Imaginary numbers are quite fascinating! They first appear when you try to take the square root of a negative number. Normally, in the realm of real numbers, you can't find the square root of a negative number. This is where imaginary numbers, denoted by \(i\), come into play. The imaginary unit \(i\) is defined as \(\sqrt{-1}\).

When you take the square root of a negative number, you use \(i\) to express the result. For example, \(\sqrt{-4}\) becomes \(2i\). Why? Because \(\sqrt{-4} = \sqrt{4 \cdot -1}\), which simplifies to \(\sqrt{4} \cdot \sqrt{-1} = 2 \cdot i = 2i\). Breaking the expression into these parts helps to understand and manage calculations with complex numbers.

Some key points about imaginary numbers are:

• \(i^2 = -1\)
• Fractions involving \(i\) can also allow calculations with complex numbers.
• They are not visible on the usual number line, but crucial in advanced mathematics, physics, and engineering.

The distributive property is a fundamental mathematical concept that comes in very handy when expanding expressions.
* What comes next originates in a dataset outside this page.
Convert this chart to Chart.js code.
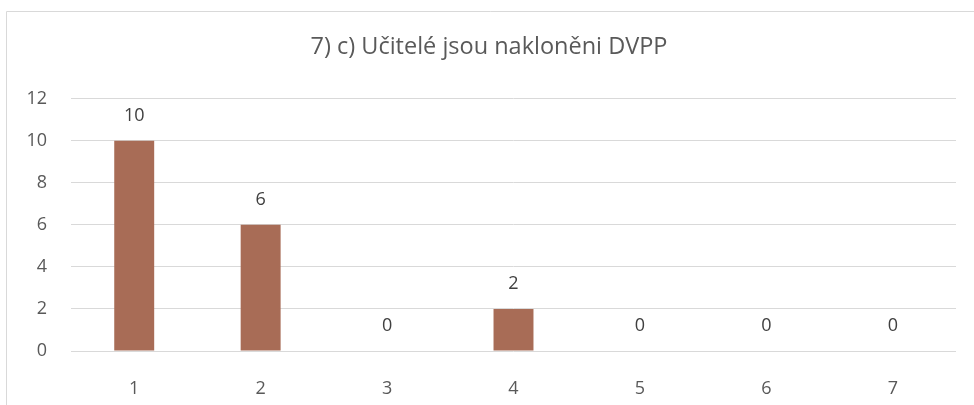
<!DOCTYPE html>
<html>
<head>
<meta charset="utf-8">
<script src="https://cdn.jsdelivr.net/npm/chart.js@4/dist/chart.umd.min.js"></script>
<style>
  html, body { margin: 0; padding: 0; background: #fff; }
  #wrap { position: relative; width: 974px; height: 405px; }
</style>
</head>
<body>
<div id="wrap"><canvas id="chart" width="974" height="405"></canvas></div>
<script>
const categories = ['1', '2', '3', '4', '5', '6', '7'];
const values = [10, 6, 0, 2, 0, 0, 0];
const yTicks = [0, 2, 4, 6, 8, 10, 12];
const chartTitle = '7) c) Učitelé jsou nakloněni DVPP';

const FONT = "'Open Sans', sans-serif";

// frame of the chart (only top and left edges fall inside the window)
const framePlugin = {
    id: 'frame',
    beforeDraw(chart) {
        const ctx = chart.ctx;
        ctx.save();
        ctx.strokeStyle = '#d9d9d9';
        ctx.lineWidth = 1;
        ctx.beginPath();
        ctx.moveTo(6.5, 405);
        ctx.lineTo(6.5, 11.5);
        ctx.lineTo(974, 11.5);
        ctx.stroke();
        ctx.restore();
    }
};

// value labels above the bars
const valueLabels = {
    id: 'valueLabels',
    afterDatasetsDraw(chart) {
        const ctx = chart.ctx;
        const meta = chart.getDatasetMeta(0);
        ctx.save();
        ctx.font = '18px ' + FONT;
        ctx.fillStyle = '#404040';
        ctx.textAlign = 'center';
        ctx.textBaseline = 'middle';
        meta.data.forEach((bar, i) => {
            ctx.fillText(String(values[i]), bar.x, bar.y - 25);
        });
        ctx.restore();
    }
};

chart = new Chart(document.getElementById('chart'), {

    type: 'bar',

    data: {
        labels: categories,
        datasets: [{
            data: values,
            backgroundColor: '#a86c56',
            categoryPercentage: 1,
            barPercentage: 0.316
        }]
    },

    options: {
        responsive: false,
        animation: false,
        layout: {
            padding: { left: 22, right: 18, top: 0, bottom: 0 }
        },
        plugins: {
            legend: { display: false },
            tooltip: { enabled: false },
            title: {
                display: true,
                text: chartTitle,
                color: '#595959',
                font: { family: FONT, size: 23.5, weight: 'normal' },
                padding: { top: 33, bottom: 37.5 }
            }
        },
        scales: {
            x: {
                grid: { display: false },
                border: { display: false },
                ticks: {
                    color: '#595959',
                    font: { family: FONT, size: 18 },
                    padding: 19
                },
                afterFit(scale) { scale.height = 54; }
            },
            y: {
                min: 0,
                max: 12,
                afterBuildTicks(scale) {
                    scale.ticks = yTicks.map(v => ({ value: v }));
                },
                grid: { color: '#d9d9d9', lineWidth: 1, drawTicks: false },
                border: { display: false },
                ticks: {
                    color: '#595959',
                    font: { family: FONT, size: 18 },
                    padding: 24
                },
                afterFit(scale) { scale.width = 49; }
            }
        }
    },

    plugins: [framePlugin, valueLabels]
});
</script>
</body>
</html>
In the context of the problem at hand, the expression \((2 - 2i)(3 - 4i)\) is expanded using this property. The distributive property allows you to multiply each term inside a set of parentheses by each term in another set.

Here's how it works:

• Multiply the first terms: \(2 \cdot 3\)
• Multiply the outer terms: \(2 \cdot -4i\)
• Multiply the inner terms: \(-2i \cdot 3\)
• Multiply the last terms: \(-2i \cdot -4i\)
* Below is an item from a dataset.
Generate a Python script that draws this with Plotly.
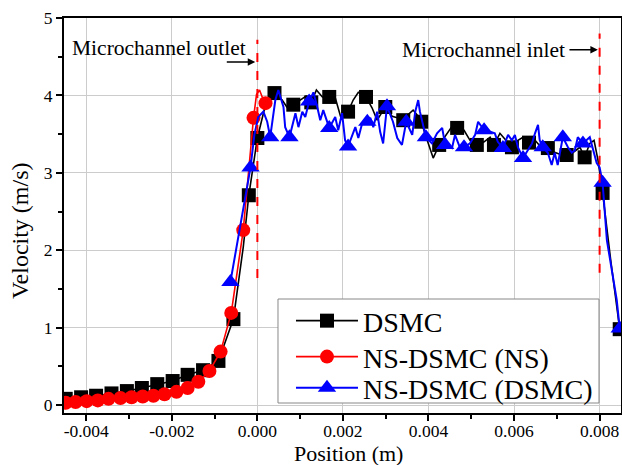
import plotly.graph_objects as go

# ---------------- data ----------------
# DSMC: dense line + square markers
dsmc_line_x = [-0.00448, -0.00412, -0.00377, -0.00341, -0.00305, -0.00270, -0.00234, -0.00198,
               -0.00163, -0.00127, -0.00091, -0.00056, -0.00033, -0.00020, 0.00000, 0.00019,
               0.00040, 0.00058, 0.00070, 0.00084, 0.00100, 0.00114, 0.00126, 0.00138, 0.00152,
               0.00168, 0.00182, 0.00196, 0.00212, 0.00224, 0.00236, 0.00254, 0.00268, 0.00280,
               0.00299, 0.00315, 0.00327, 0.00341, 0.00352, 0.00364, 0.00373, 0.00383, 0.00397,
               0.00411, 0.00425, 0.00441, 0.00455, 0.00467, 0.00483, 0.00497, 0.00513, 0.00530,
               0.00544, 0.00553, 0.00567, 0.00581, 0.00595, 0.00609, 0.00621, 0.00635, 0.00649,
               0.00663, 0.00679, 0.00693, 0.00707, 0.00723, 0.00737, 0.00754, 0.00765, 0.00777,
               0.00787, 0.00796, 0.00807, 0.00826, 0.00847]
dsmc_line_y = [0.08, 0.10, 0.12, 0.15, 0.18, 0.22, 0.27, 0.31,
               0.39, 0.45, 0.57, 1.11, 2.04, 2.71, 3.45, 3.88,
               4.03, 3.94, 3.84, 3.88, 3.94, 3.99, 3.91, 4.07, 3.98,
               3.98, 3.97, 3.70, 3.79, 3.94, 4.04, 3.98, 3.84, 3.68,
               3.85, 3.73, 3.71, 3.68, 3.75, 3.81, 3.75, 3.66, 3.42,
               3.19, 3.36, 3.49, 3.60, 3.58, 3.55, 3.42, 3.36, 3.40,
               3.46, 3.36, 3.51, 3.42, 3.33, 3.42, 3.46, 3.39, 3.42,
               3.33, 3.32, 3.27, 3.24, 3.23, 3.26, 3.33, 3.20, 3.38,
               3.42, 3.17, 2.74, 1.87, 0.98]
dsmc_mark_x = [-0.00448, -0.00412, -0.00377, -0.00341, -0.00305, -0.00270, -0.00234, -0.00198,
               -0.00163, -0.00127, -0.00091, -0.00056, -0.00020, 0.00000, 0.00040, 0.00084,
               0.00126, 0.00168, 0.00212, 0.00254, 0.00299, 0.00341, 0.00383, 0.00425, 0.00467,
               0.00513, 0.00553, 0.00595, 0.00635, 0.00679, 0.00723, 0.00765, 0.00807, 0.00847]
dsmc_mark_y = [0.08, 0.10, 0.12, 0.15, 0.18, 0.22, 0.27, 0.31,
               0.39, 0.45, 0.57, 1.11, 2.71, 3.45, 4.03, 3.88,
               3.91, 3.98, 3.79, 3.98, 3.85, 3.68, 3.66, 3.36, 3.58,
               3.36, 3.36, 3.33, 3.39, 3.32, 3.23, 3.20, 2.74, 0.98]

# NS-DSMC (NS): circles + a little overshoot at the interface
ns_line_x = [-0.00448, -0.00425, -0.00399, -0.00373, -0.00348, -0.00320, -0.00294, -0.00268,
             -0.00243, -0.00217, -0.00189, -0.00163, -0.00138, -0.00112, -0.00086, -0.00061,
             -0.00033, -0.00009, -0.00002, 0.00005, 0.00012, 0.00019]
ns_line_y = [0.03, 0.04, 0.05, 0.06, 0.08, 0.09, 0.10, 0.11,
             0.12, 0.14, 0.17, 0.22, 0.30, 0.44, 0.69, 1.19,
             2.26, 3.71, 4.01, 4.07, 3.97, 3.90]
ns_mark_x = [-0.00448, -0.00425, -0.00399, -0.00373, -0.00348, -0.00320, -0.00294, -0.00268,
             -0.00243, -0.00217, -0.00189, -0.00163, -0.00138, -0.00112, -0.00086, -0.00061,
             -0.00033, -0.00009, 0.00019]
ns_mark_y = [0.03, 0.04, 0.05, 0.06, 0.08, 0.09, 0.10, 0.11,
             0.12, 0.14, 0.17, 0.22, 0.30, 0.44, 0.69, 1.19,
             2.26, 3.71, 3.90]

# NS-DSMC (DSMC): noisy line + triangle markers
nsd_line_x = [-0.00063, -0.00040, -0.00016, -0.00007, 0.00002, 0.00014, 0.00023, 0.00030,
              0.00042, 0.00049, 0.00056, 0.00061, 0.00065, 0.00075, 0.00089, 0.00096,
              0.00105, 0.00112, 0.00121, 0.00131, 0.00140, 0.00147, 0.00154, 0.00168,
              0.00182, 0.00189, 0.00198, 0.00205, 0.00212, 0.00229, 0.00236, 0.00245,
              0.00257, 0.00264, 0.00271, 0.00280, 0.00287, 0.00294, 0.00303, 0.00317,
              0.00327, 0.00338, 0.00348, 0.00362, 0.00369, 0.00376, 0.00380, 0.00387,
              0.00394, 0.00408, 0.00420, 0.00432, 0.00439, 0.00455, 0.00462, 0.00474,
              0.00483, 0.00497, 0.00509, 0.00516, 0.00530, 0.00544, 0.00555, 0.00562,
              0.00574, 0.00586, 0.00595, 0.00602, 0.00609, 0.00621, 0.00642, 0.00649,
              0.00656, 0.00660, 0.00667, 0.00679, 0.00688, 0.00695, 0.00702, 0.00714,
              0.00726, 0.00735, 0.00742, 0.00749, 0.00761, 0.00777, 0.00784, 0.00793,
              0.00800, 0.00807, 0.00817, 0.00829, 0.00840, 0.00847]
nsd_line_y = [1.59, 2.33, 3.07, 3.49, 3.72, 3.79, 3.66, 3.46,
              3.94, 4.07, 3.94, 3.85, 3.59, 3.46, 3.77, 3.59,
              3.79, 3.72, 3.92, 4.04, 3.85, 3.68, 3.81, 3.58,
              3.72, 3.55, 3.77, 3.42, 3.34, 3.59, 3.45, 3.64,
              3.66, 3.71, 3.59, 3.79, 3.53, 3.38, 3.86, 3.66,
              3.45, 3.36, 3.66, 3.49, 3.79, 3.94, 3.79, 3.62,
              3.46, 3.38, 3.51, 3.58, 3.36, 3.32, 3.49, 3.32,
              3.33, 3.38, 3.49, 3.66, 3.55, 3.53, 3.51, 3.40,
              3.32, 3.49, 3.42, 3.49, 3.33, 3.19, 3.38, 3.51,
              3.62, 3.42, 3.33, 3.26, 3.10, 3.26, 3.10, 3.46,
              3.33, 3.26, 3.29, 3.46, 3.38, 3.46, 3.33, 3.13,
              3.07, 2.87, 2.13, 1.71, 1.36, 0.99]
nsd_mark_x = [-0.00063, -0.00016, 0.00030, 0.00075, 0.00121, 0.00168, 0.00212, 0.00257,
              0.00303, 0.00348, 0.00394, 0.00439, 0.00483, 0.00530, 0.00574, 0.00621,
              0.00667, 0.00714, 0.00761, 0.00807, 0.00847]
nsd_mark_y = [1.59, 3.07, 3.46, 3.46, 3.92, 3.58, 3.34, 3.66,
              3.86, 3.66, 3.46, 3.36, 3.33, 3.55, 3.32, 3.19,
              3.33, 3.46, 3.38, 2.87, 0.99]

series_names = ["DSMC", "NS-DSMC (NS)", "NS-DSMC (DSMC)"]
x_tick_vals = [-0.004, -0.002, 0.0, 0.002, 0.004, 0.006, 0.008]
x_tick_text = ["-0.004", "-0.002", "0.000", "0.002", "0.004", "0.006", "0.008"]
y_tick_vals = [0, 1, 2, 3, 4, 5]
interface_x = [0.0, 0.008]
interface_y0 = [1.64, 1.71]
interface_y1 = [4.72, 4.80]
x_title = "Position (m)"
y_title = "Velocity (m/s)"

# ---------------- styling ----------------
FONT = "Liberation Serif"
BLACK, RED, BLUE = "#000000", "#ff0000", "#0000ff"
LEGEND_ROWS_Y = [0.233, 0.142, 0.063]   # paper y of each legend row
LEGEND_X = 0.4075

fig = go.Figure()

def add_series(lx, ly, mx, my, color, symbol, msize, lw, name, legend_id):
    fig.add_trace(go.Scatter(x=lx, y=ly, mode="lines", line=dict(color=color, width=lw),
                             showlegend=False, hoverinfo="skip"))
    fig.add_trace(go.Scatter(x=mx, y=my, mode="markers",
                             marker=dict(color=color, symbol=symbol, size=msize, line=dict(width=0)),
                             showlegend=False))
    fig.add_trace(go.Scatter(x=[None], y=[None], mode="lines+markers", name=name,
                             line=dict(color=color, width=lw), legend=legend_id,
                             marker=dict(color=color, symbol=symbol, size=msize)))

add_series(dsmc_line_x, dsmc_line_y, dsmc_mark_x, dsmc_mark_y, BLACK, "square", 14, 1.6,
           series_names[0], "legend")
add_series(ns_line_x, ns_line_y, ns_mark_x, ns_mark_y, RED, "circle", 14, 1.6,
           series_names[1], "legend2")
add_series(nsd_line_x, nsd_line_y, nsd_mark_x, nsd_mark_y, BLUE, "triangle-up", 16, 2,
           series_names[2], "legend3")

for xv, y0, y1 in zip(interface_x, interface_y0, interface_y1):
    fig.add_shape(type="line", x0=xv, x1=xv, y0=y0, y1=y1, xref="x", yref="y",
                  line=dict(color=RED, width=2, dash="dash"))

# legend frame
fig.add_shape(type="rect", xref="paper", yref="paper", x0=0.3842, x1=0.9605, y0=0.0253, y1=0.2886,
              fillcolor="white", line=dict(color="#888888", width=1), layer="above")

# annotations
fig.add_annotation(x=-0.00021, y=4.61, xref="x", yref="y", text="Microchannel outlet",
                   showarrow=False, xanchor="right", yanchor="middle",
                   font=dict(family=FONT, size=21.5, color="black"))
fig.add_annotation(x=-0.00005, y=4.43, ax=-0.00075, ay=4.43, xref="x", yref="y",
                   axref="x", ayref="y", text="", showarrow=True, arrowhead=2,
                   arrowsize=1, arrowwidth=1.5, arrowcolor="black")
fig.add_annotation(x=0.00723, y=4.59, xref="x", yref="y", text="Microchannel inlet",
                   showarrow=False, xanchor="right", yanchor="middle",
                   font=dict(family=FONT, size=21.5, color="black"))
fig.add_annotation(x=0.00796, y=4.59, ax=0.00726, ay=4.59, xref="x", yref="y",
                   axref="x", ayref="y", text="", showarrow=True, arrowhead=2,
                   arrowsize=1, arrowwidth=1.5, arrowcolor="black")

# axis titles
fig.add_annotation(x=0.511, y=-0.1025, xref="paper", yref="paper", text=x_title,
                   showarrow=False, xanchor="center", yanchor="middle",
                   font=dict(family=FONT, size=22, color="black"))
fig.add_annotation(x=-0.079, y=0.463, xref="paper", yref="paper", text=y_title,
                   showarrow=False, xanchor="center", yanchor="middle", textangle=-90,
                   font=dict(family=FONT, size=24, color="black"))

axis_common = dict(showline=True, linecolor="black", linewidth=2, mirror=True,
                   ticks="outside", ticklen=6, tickwidth=1.5, tickcolor="black",
                   showgrid=True, gridcolor="#cccccc", gridwidth=1, zeroline=False,
                   automargin=False,
                   tickfont=dict(family=FONT, size=17.5, color="black"))

fig.update_xaxes(range=[-0.00452, 0.0085], tickmode="array", tickvals=x_tick_vals,
                 ticktext=x_tick_text, ticklabelstandoff=-5,
                 minor=dict(tickmode="linear", tick0=0, dtick=0.001, ticks="outside",
                            ticklen=4, tickwidth=1.5, tickcolor="black", showgrid=False),
                 **axis_common)
fig.update_yaxes(range=[-0.103, 5.0], tickmode="array", tickvals=y_tick_vals,
                 minor=dict(tickmode="linear", tick0=0, dtick=0.5, ticks="outside",
                            ticklen=4, tickwidth=1.5, tickcolor="black", showgrid=False),
                 **axis_common)

legend_common = dict(x=LEGEND_X, xanchor="left", yanchor="middle",
                     bgcolor="rgba(0,0,0,0)", borderwidth=0,
                     font=dict(family=FONT, size=28, color="black"),
                     itemwidth=62, tracegroupgap=0)

fig.update_layout(
    width=622, height=465,
    margin=dict(l=64, r=1, t=18, b=52),
    plot_bgcolor="white", paper_bgcolor="white",
    font=dict(family=FONT, color="black"),
    legend=dict(y=LEGEND_ROWS_Y[0], **legend_common),
    legend2=dict(y=LEGEND_ROWS_Y[1], **legend_common),
    legend3=dict(y=LEGEND_ROWS_Y[2], **legend_common),
)

fig.write_html("out.html")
By applying this property, you ensure that every term in the first binomial is multiplied by every term in the second. Expanding expressions this way is crucial for reaching the simplified form, especially when you're dealing with complex numbers.

The FOIL method is a straightforward technique used to multiply two binomials. This acronym stands for First, Outer, Inner, Last, which describes the sequence in which you multiply the terms:

• First: Multiply the first terms of each binomial. For instance, in \((2 - 2i)(3 - 4i)\), you multiply \(2\) and \(3\) to get \(6\).
• Outer: Multiply the outer terms. This means \(2 \) and \(-4i\), resulting in \(-8i\).
• Inner: Multiply the inner terms, \(-2i\) and \(3\), which equals \(-6i\).
• Last: Multiply the last terms of the binomials. In this example, \(-2i\) and \(-4i\) yield \(8i^2\).

The FOIL method offers a structured way to ensure you don't miss any term when expanding two binomials. It's particularly useful when handling expressions involving complex numbers and can simplify the computation process significantly.

Simplifying expressions is the process of reducing them to their simplest form. This involves combining like terms and applying known mathematical identities. In the context of complex numbers, one helpful identity is \(i^2 = -1\).

After applying the FOIL method to \((2 - 2i)(3 - 4i)\), you get \(6 - 8i - 6i + 8i^2\). To simplify this expression, you need to combine like terms and substitute \(i^2\) with \(-1\). So, \(8i^2\) becomes \(8(-1) = -8\).

Now, arrange the expression using the simplified terms:

• Combine the real numbers: \(6 + (-8) = -2 \)
• Combine the imaginary numbers: \(-8i - 6i = -14i\)

So the simplified form is \(-2 - 14i\), written neatly as a complex number, with a real part \(a = -2\) and an imaginary part \(b = -14\).

This final step in algebra not only tidies up the expression but also makes the result much easier to interpret.